Third, the Canaanite woman who was saved because of her great faith in Jesus is also an opportunity, as Pope Benedict XVI reminds us when he shared some reflections on this gospel in 2008, to "reflect on the universality of the mission of the Church, which is made up of people of every race and culture." Just as Jesus brought salvation - not only physical healing but restored wholeness to the Canaanite woman irrespective of her ethnic group, "the ecclesial community, (that is, you and I) is called to be a hospitable home for all, a sign and instrument of communion for the entire human family."

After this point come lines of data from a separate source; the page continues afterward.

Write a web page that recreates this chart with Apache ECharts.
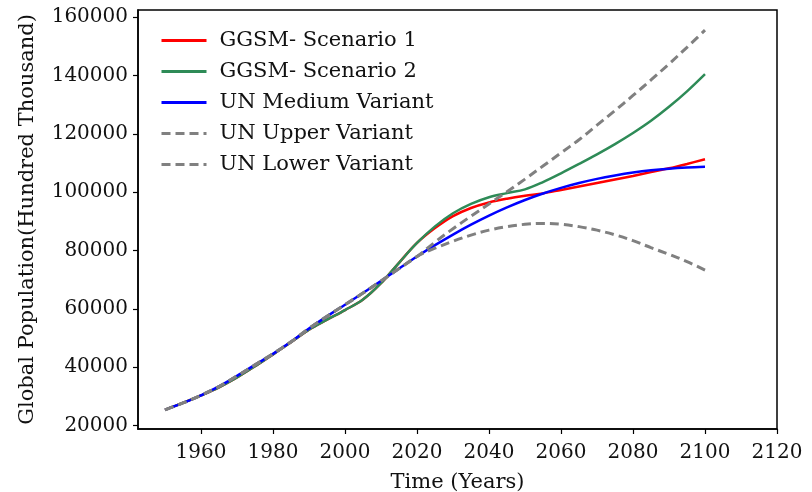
<!DOCTYPE html>
<html>
<head>
<meta charset="utf-8">
<script src="https://cdn.jsdelivr.net/npm/echarts@6/dist/echarts.min.js"></script>
<style>html,body{margin:0;padding:0;background:#fff}#c{width:812px;height:492px}</style>
</head>
<body>
<div id="c"></div>
<script>
var years = [1950,1955,1960,1965,1970,1975,1980,1985,1990,1995,2000,2005,2010,2015,2020,2025,2030,2035,2040,2045,2050,2055,2060,2065,2070,2075,2080,2085,2090,2095,2100];
var ggsm1 = [25360,27730,30300,33100,36500,40300,44400,48600,52900,56300,59600,63200,68800,75800,82600,87700,91800,94600,96500,97800,98800,99600,100800,102000,103200,104400,105600,106900,108200,109700,111300];
var ggsm2 = [25360,27730,30300,33100,36500,40300,44400,48600,52900,56300,59600,63200,68800,75800,82600,88300,92800,96000,98300,99700,101000,103500,106500,109700,113000,116500,120300,124500,129300,134600,140500];
var unMedium = [25360,27730,30350,33390,37000,40790,44580,48700,53270,57440,61430,65420,69570,73800,77950,81840,85480,88870,91990,94810,97350,99580,101510,103180,104590,105750,106740,107520,108090,108480,108750];
var unUpper = [25360,27730,30350,33390,37000,40790,44580,48700,53270,57440,61430,65420,69570,73800,77950,82900,87500,91800,96000,100200,104500,109000,113500,118000,123000,128000,133200,138500,144000,149700,155600];
var unLower = [25360,27730,30350,33390,37000,40790,44580,48700,53270,57440,61430,65420,69570,73800,77950,80800,83200,85300,87000,88200,89000,89300,89000,88200,87000,85400,83400,81000,78700,76200,73300];
var xTicks = [1960,1980,2000,2020,2040,2060,2080,2100,2120];
var yTicks = [20000,40000,60000,80000,100000,120000,140000,160000];
var names = ['GGSM- Scenario 1','GGSM- Scenario 2','UN Medium Variant','UN Upper Variant','UN Lower Variant'];

function pairs(vals){ return years.map(function(y,i){ return [y, vals[i]]; }); }
var font = 'DejaVu Serif';
var txt = '#111';
function mk(name, vals, color, dashed){
  return {
    name: name, type: 'line', data: pairs(vals), symbol: 'none', smooth: 0.35,
    lineStyle: {color: color, width: dashed ? 3 : 2.5, type: dashed ? [9,5] : 'solid'},
    itemStyle: {color: color}, emphasis: {disabled: true}
  };
}
var chart = echarts.init(document.getElementById('c'));
chart.setOption({
  animation: false,
  grid: {left: 138, top: 10, right: 35, bottom: 63, outerBoundsMode: 'none', containLabel: false, show: true, borderColor: '#000', borderWidth: 1.5, backgroundColor: 'transparent'},
  legend: {
    orient: 'vertical', left: 155, top: 25, itemWidth: 45, itemHeight: 14, itemGap: 10,
    itemStyle: {opacity: 0},
    lineStyle: {width: 3},
    textStyle: {fontFamily: font, fontSize: 21, lineHeight: 21, color: txt, padding: [0,0,0,8]},
    data: names
  },
  xAxis: {
    type: 'value', min: 1942.5, max: 2120,
    name: 'Time (Years)', nameLocation: 'middle', nameGap: 43,
    nameTextStyle: {fontFamily: font, fontSize: 21, color: txt},
    axisLine: {show: true, onZero: false, lineStyle: {color: '#000', width: 1.5}},
    axisTick: {show: true, length: 5, lineStyle: {color: '#000', width: 1.2}, customValues: xTicks},
    axisLabel: {fontFamily: font, fontSize: 20, color: txt, margin: 14, customValues: xTicks, formatter: function(v){ return String(v); }},
    splitLine: {show: false}
  },
  yAxis: {
    type: 'value', min: 18800, max: 162500,
    name: 'Global Population(Hundred Thousand)', nameLocation: 'middle', nameGap: 100,
    nameTextStyle: {fontFamily: font, fontSize: 21, color: txt},
    axisLine: {show: true, onZero: false, lineStyle: {color: '#000', width: 1.5}},
    axisTick: {show: true, length: 5, lineStyle: {color: '#000', width: 1.2}, customValues: yTicks},
    axisLabel: {fontFamily: font, fontSize: 20, color: txt, margin: 10, customValues: yTicks, formatter: function(v){ return String(v); }},
    splitLine: {show: false}
  },
  series: [
    mk(names[0], ggsm1, '#ff0000', false),
    mk(names[1], ggsm2, '#2e8b57', false),
    mk(names[2], unMedium, '#0000ff', false),
    mk(names[3], unUpper, '#808080', true),
    mk(names[4], unLower, '#808080', true)
  ]
});
</script>
</body>
</html>
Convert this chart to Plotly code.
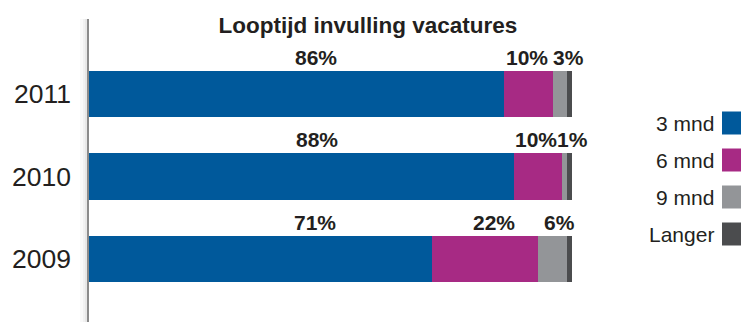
import plotly.graph_objects as go

# Data
years = ["2009", "2010", "2011"]
series_names = ["3 mnd", "6 mnd", "9 mnd", "Langer"]
v_3mnd = [71, 88, 86]
v_6mnd = [22, 10, 10]
v_9mnd = [6, 1, 3]
v_langer = [1, 1, 1]
colors = ["#00599B", "#A72A84", "#939598", "#4B4C4E"]

series_values = [v_3mnd, v_6mnd, v_9mnd, v_langer]

TEXT = "#231F20"
FONT = "Liberation Sans, Arial, Helvetica, sans-serif"
W, H = 748, 322
ML = 89
PLOT_W = W - ML

fig = go.Figure()
for name, vals, col in zip(series_names, series_values, colors):
    fig.add_trace(go.Bar(
        y=years, x=vals, name=name, orientation="h",
        marker=dict(color=col, line=dict(width=0)),
        width=0.565, showlegend=False, hoverinfo="skip",
    ))

# Percentage labels above the first three segments of each bar
label_shift = {
    "2011": [19, -2, 9],
    "2010": [15, -2, 8],
    "2009": [55, 9, 7],
}
annotations = []
for i, yr in enumerate(years):
    start = 0
    for k in range(3):
        v = series_values[k][i]
        annotations.append(dict(
            x=start + v / 2, y=i, xref="x", yref="y",
            text=f"<b>{v}%</b>", showarrow=False,
            xshift=label_shift[yr][k], yshift=37,
            font=dict(family=FONT, size=21, color=TEXT),
        ))
        start += v

# Legend: text with a colour swatch on its right
shapes = []
legend_y = [123, 160, 197, 234]
for name, col, py in zip(series_names, colors, legend_y):
    annotations.append(dict(
        x=(716 - ML) / PLOT_W, y=1 - py / H, xref="paper", yref="paper",
        text=name, showarrow=False, xanchor="right", yanchor="middle",
        font=dict(family=FONT, size=21, color=TEXT),
    ))
    shapes.append(dict(
        type="rect", xref="paper", yref="paper",
        x0=(722 - ML) / PLOT_W, x1=(741 - ML) / PLOT_W,
        y0=1 - (py + 11.5) / H, y1=1 - (py - 11.5) / H,
        fillcolor=col, line=dict(width=0), layer="above",
    ))

# Vertical axis line with a soft shadow on its left
axis_top = 1 - 19 / H
for x0, x1, col in [(-9, -2, "rgba(0,0,0,0.025)"), (-6, -2, "rgba(0,0,0,0.03)"),
                    (-4, -2, "rgba(0,0,0,0.04)"), (-2, 0, "#8A8A8A")]:
    shapes.append(dict(
        type="rect", xref="paper", yref="paper",
        x0=x0 / PLOT_W, x1=x1 / PLOT_W, y0=0, y1=axis_top,
        fillcolor=col, line=dict(width=0), layer="above",
    ))

px_per_unit = 82.5
fig.update_layout(
    width=W, height=H,
    margin=dict(l=ML, r=0, t=0, b=0),
    barmode="stack", bargap=0,
    plot_bgcolor="white", paper_bgcolor="white",
    title=dict(
        text="<b>Looptijd invulling vacatures</b>",
        x=368 / W, xref="container", xanchor="center",
        y=1 - 25 / H, yref="container", yanchor="middle",
        font=dict(family=FONT, size=22.5, color=TEXT),
    ),
    xaxis=dict(range=[0, PLOT_W / 483 * 100], visible=False, fixedrange=True),
    yaxis=dict(
        type="category", categoryorder="array", categoryarray=years,
        range=[-(H - 259) / px_per_unit, -(H - 259) / px_per_unit + H / px_per_unit],
        showgrid=False, showline=False, zeroline=False, ticks="",
        ticklabelstandoff=17,
        tickfont=dict(family=FONT, size=26.5, color=TEXT),
    ),
    annotations=annotations,
    shapes=shapes,
)

fig.write_html("out.html")
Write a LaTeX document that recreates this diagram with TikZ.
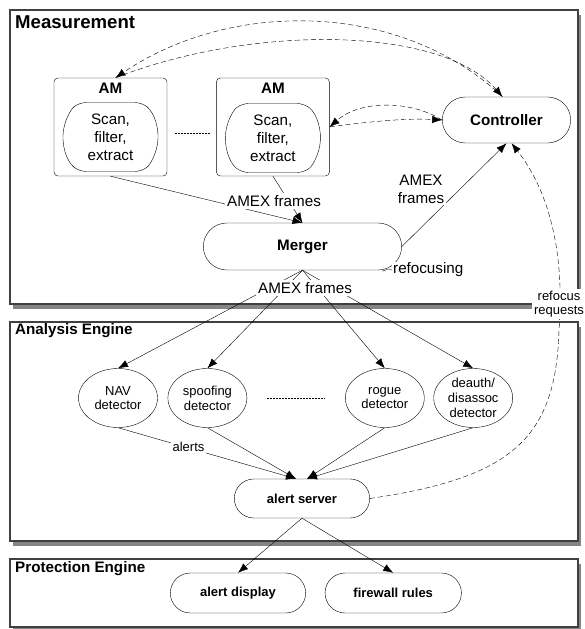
\documentclass[tikz,border=0pt]{standalone}
\usepackage{fontspec}
\setmainfont{Liberation Sans}
\usetikzlibrary{positioning, shapes.misc, shapes.geometric, arrows.meta, shadows, calc}
\newcommand\fbig{\fontsize{18.6}{22}\selectfont\bfseries}
\newcommand\fmid{\fontsize{15.2}{18}\selectfont}
\newcommand\fsmall{\fontsize{13}{14.7}\selectfont}
\tikzset{
x=1pt, y=-1pt, % one unit is one pixel of the sketch, y grows downwards
>={Latex[length=10pt,width=7.5pt]}, % filled arrow heads
line width=1pt,
panel/.style={draw=black!75, line width=1.4pt, fill=white,
  drop shadow={shadow xshift=3pt, shadow yshift=-5pt, fill=black!80, opacity=.6}},
paneltitle/.style={anchor=west, inner sep=0pt, font=\fbig},
ambox/.style={draw, rounded corners=4pt, minimum width=113pt, minimum height=98pt},
scan/.style={draw, rounded rectangle, rounded rectangle arc length=100, rounded corners=7pt, minimum width=95pt, minimum height=69pt, inner sep=0pt, align=center, font=\fmid},
pill/.style={draw, rounded rectangle, font=\fmid\bfseries}, % controller, merger, ...
smallpill/.style={pill, font=\fsmall\bfseries, minimum width=142pt, minimum height=40pt},
detector/.style={draw, ellipse, minimum width=79pt, minimum height=59pt, inner sep=-3pt, align=center, font=\fsmall},
flow/.style={draw, ->},
ctl/.style={dash pattern=on 5pt off 3pt}, % control traffic
dots/.style={dash pattern=on 2pt off 1pt},
lbl/.style={fill=white, inner sep=2pt, font=\fmid},
}
\begin{document}
\begin{tikzpicture}
  \useasboundingbox (0,0) rectangle (584,629);
  % the three engines
  \draw[panel] (10,10) rectangle (578,304);
  \draw[panel] (10,322) rectangle (578,541);
  \draw[panel] (10,559) rectangle (578,627);
  \node[paneltitle] at (15,21.7) {Measurement};
  \node[paneltitle, font=\fmid\bfseries] at (15,331) {Analysis Engine};
  \node[paneltitle, font=\fmid\bfseries] at (15,569) {Protection Engine};

  % measurement
  \node[ambox] (am1) at (110.5,127) {};
  \node[ambox, right=49pt of am1] (am2) {};
  \node[font=\fmid\bfseries] at ($(am1.north)+(0,10)$) {AM};
  \node[font=\fmid\bfseries] at ($(am2.north)+(0,10)$) {AM};
  \node[scan] (scan1) at ($(am1)+(0,10)$) {Scan,\\filter,\\extract};
  \node[scan] (scan2) at ($(am2)+(0,11)$) {Scan,\\filter,\\extract};
  \draw[dots] ($(am1.east)+(8,6)$) -- ($(am2.west)+(-5,6)$);
  \node[pill, minimum width=135pt, minimum height=46pt] (ctrl) at (506.5,120) {Controller};
  \node[pill, minimum width=205pt, minimum height=47pt] (merger) at (302.5,246.5) {Merger};

  \path (am1.south) edge[flow] (merger.north)
        (am2.south) edge[flow] (merger.north)
        (merger.east) edge[flow] (ctrl.south);
  \node[lbl] at (274,201) {AMEX frames};
  \node[lbl, align=center] at (421,189) {AMEX\\frames};
  \node[lbl, anchor=west, inner sep=1pt] (refoc) at (392,270) {refocusing};
  \draw (refoc.west) .. controls +(-4,-1) and +(3,-2) .. ($(merger.south)+(80,1)$);

  \draw[ctl, ->] ($(ctrl.north)+(-4,0)$) .. controls (400,0) and (230,0) .. ($(am1.north)+(5,0)$);
  \draw[ctl, ->] ($(am1.north)+(5,0)$) .. controls (250,25) and (440,25) .. ($(ctrl.north)+(-4,0)$);
  \draw[ctl, ->] (ctrl.west) .. controls (410,100) and (360,100) .. (am2.east);
  \draw[ctl, ->] (am2.east) .. controls (365,122) and (405,118) .. (ctrl.west);

  % analysis
  \node[detector] (nav) at (118,398) {NAV\\detector};
  \node[detector, right=10pt of nav] (spoof) {spoofing\\detector};
  \node[detector, right=98pt of spoof] (rogue) {rogue\\detector};
  \node[detector, right=9pt of rogue] (deauth) {deauth/\\disassoc\\detector};
  \draw[dots] ([xshift=20pt]spoof.east) -- ([xshift=-20pt]rogue.west);
  \path (merger.south) edge[flow] (nav.north)
        (merger.south) edge[flow] (spoof.north)
        (merger.south) edge[flow] (rogue.north)
        (merger.south) edge[flow] (deauth.north);
  \node[lbl] at (305,288) {AMEX frames};

  \node[smallpill, minimum height=39pt] (alertsrv) at (302,498.5) {alert server};
  \path (nav.south) edge[flow] ([xshift=-6pt]alertsrv.north)
        (spoof.south) edge[flow] ([xshift=-6pt]alertsrv.north)
        (rogue.south) edge[flow] ([xshift=5pt]alertsrv.north)
        (deauth.south) edge[flow] ([xshift=5pt]alertsrv.north);
  \node[lbl, font=\fsmall] at (188.5,447) {alerts};

  \draw[ctl, ->] (alertsrv.east) .. controls (510,478) and (556,440) .. (559,330)
     .. controls (565,250) and (548,190) .. ($(ctrl.south)+(5,0)$);
  \node[lbl, font=\fsmall, align=center] at (559,304) {refocus\\requests};

  % protection
  \node[smallpill] (display) at (238,593) {alert display};
  \node[smallpill, minimum width=143pt, right=19pt of display] (firewall) {firewall rules};
  \path (alertsrv.south) edge[flow] (display.north)
        (alertsrv.south) edge[flow] (firewall.north);
\end{tikzpicture}
\end{document}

The Pope continues, "How important it is, especially in our time, that every Christian community increasingly deepens its awareness of this in order also to help civil society overcome every possible temptation to give into racism, intolerance and exclusion and to make decisions that respect the dignity of every human being! One of humanity's great achievements is in fact its triumph over racism. However, unfortunately disturbing new forms of racism are being manifested in various Countries. They are often related to social and economic problems which can, however, never justify contempt and racial discrimination. Let us pray that respect for every person everywhere will increase, together with a responsible awareness that only in the reciprocal acceptance of one and all is it possible to build a world distinguished by authentic justice and true peace."

The Canaanite woman had a faith so strong as to make Jesus change his mind, as it were, and grant her requests. But she is also a woman strong enough to teach us to persevere in prayer, to teach us that God's salvation embraces even those on the geographic and existential peripheries and that the mission of the Church is to welcome everyone whoever he or she may be.